Recorded data |
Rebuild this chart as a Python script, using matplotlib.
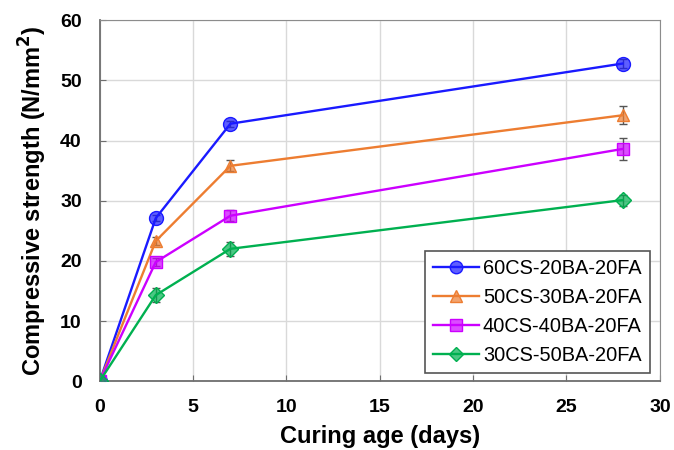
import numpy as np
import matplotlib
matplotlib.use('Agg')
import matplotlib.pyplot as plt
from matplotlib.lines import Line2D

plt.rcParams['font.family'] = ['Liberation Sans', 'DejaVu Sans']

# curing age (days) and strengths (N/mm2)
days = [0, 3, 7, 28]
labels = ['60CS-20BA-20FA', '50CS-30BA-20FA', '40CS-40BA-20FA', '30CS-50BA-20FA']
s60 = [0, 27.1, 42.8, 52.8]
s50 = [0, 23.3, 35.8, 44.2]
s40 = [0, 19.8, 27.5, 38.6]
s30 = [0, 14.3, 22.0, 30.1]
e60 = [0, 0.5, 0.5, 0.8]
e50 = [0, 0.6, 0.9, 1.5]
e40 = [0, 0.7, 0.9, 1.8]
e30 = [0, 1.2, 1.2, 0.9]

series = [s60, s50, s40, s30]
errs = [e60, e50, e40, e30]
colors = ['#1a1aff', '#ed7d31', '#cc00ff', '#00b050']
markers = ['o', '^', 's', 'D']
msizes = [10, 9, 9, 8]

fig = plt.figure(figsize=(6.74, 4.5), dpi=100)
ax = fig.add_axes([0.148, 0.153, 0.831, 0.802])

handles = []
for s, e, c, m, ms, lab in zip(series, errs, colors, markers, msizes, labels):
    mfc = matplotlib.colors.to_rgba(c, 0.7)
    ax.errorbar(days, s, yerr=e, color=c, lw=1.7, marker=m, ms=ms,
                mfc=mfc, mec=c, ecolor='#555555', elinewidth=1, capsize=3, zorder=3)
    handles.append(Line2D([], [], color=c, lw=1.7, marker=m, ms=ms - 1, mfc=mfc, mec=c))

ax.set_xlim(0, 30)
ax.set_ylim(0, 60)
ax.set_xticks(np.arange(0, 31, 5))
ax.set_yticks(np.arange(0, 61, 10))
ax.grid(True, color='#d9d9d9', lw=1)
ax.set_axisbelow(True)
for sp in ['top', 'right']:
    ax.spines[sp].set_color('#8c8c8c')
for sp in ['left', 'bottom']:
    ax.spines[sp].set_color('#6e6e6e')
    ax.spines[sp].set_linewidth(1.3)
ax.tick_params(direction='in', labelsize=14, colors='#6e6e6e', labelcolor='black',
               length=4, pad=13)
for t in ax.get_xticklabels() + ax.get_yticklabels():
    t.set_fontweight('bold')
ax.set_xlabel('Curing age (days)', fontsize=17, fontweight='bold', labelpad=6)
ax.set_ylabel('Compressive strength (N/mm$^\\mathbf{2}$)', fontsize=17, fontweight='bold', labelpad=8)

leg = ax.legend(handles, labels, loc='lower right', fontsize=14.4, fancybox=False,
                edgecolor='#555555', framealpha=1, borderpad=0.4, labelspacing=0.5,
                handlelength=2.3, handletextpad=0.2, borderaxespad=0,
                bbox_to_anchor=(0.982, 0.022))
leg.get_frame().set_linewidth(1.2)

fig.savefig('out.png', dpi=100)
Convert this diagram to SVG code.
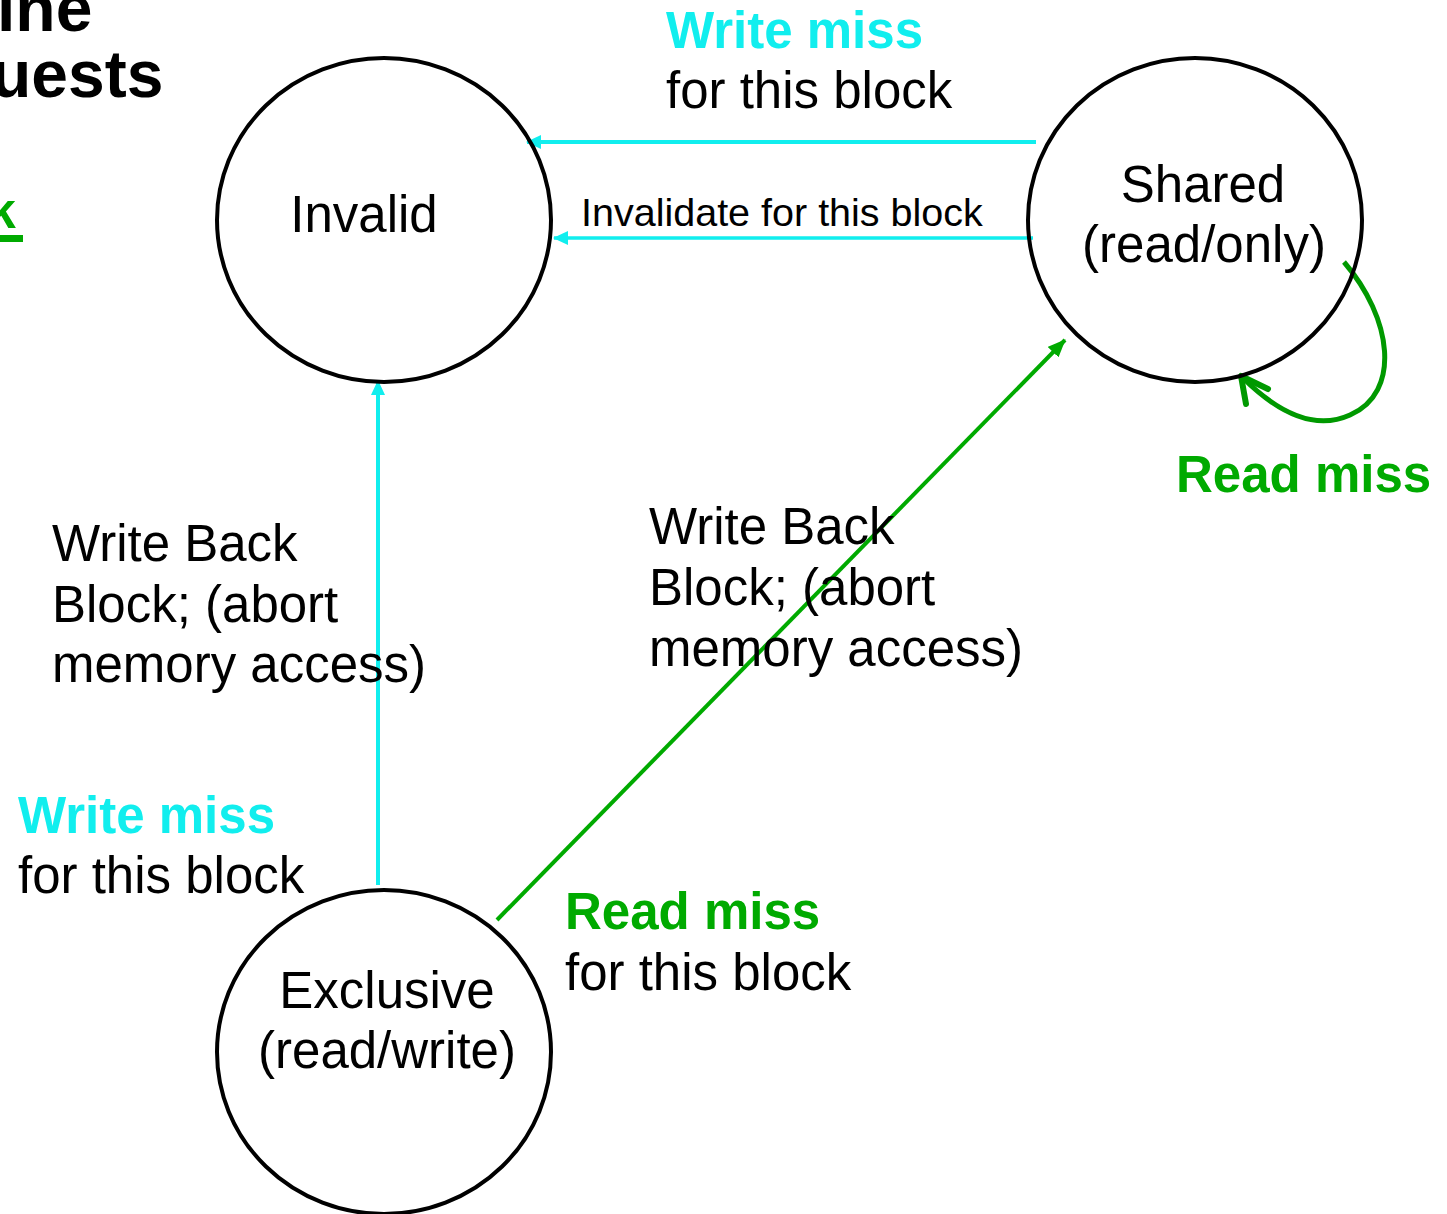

The problem |
Copy nothing but the lines from the top of the data down to the line containing "plt.rcParams['font.family'] = ['Liberation", and leave the pictures out.

Right answer |
Rebuild this chart as a Python script, using matplotlib.
import numpy as np
import matplotlib
matplotlib.use('Agg')
import matplotlib.pyplot as plt
from matplotlib.lines import Line2D

plt.rcParams['font.family'] = ['Liberation Sans', 'DejaVu Sans']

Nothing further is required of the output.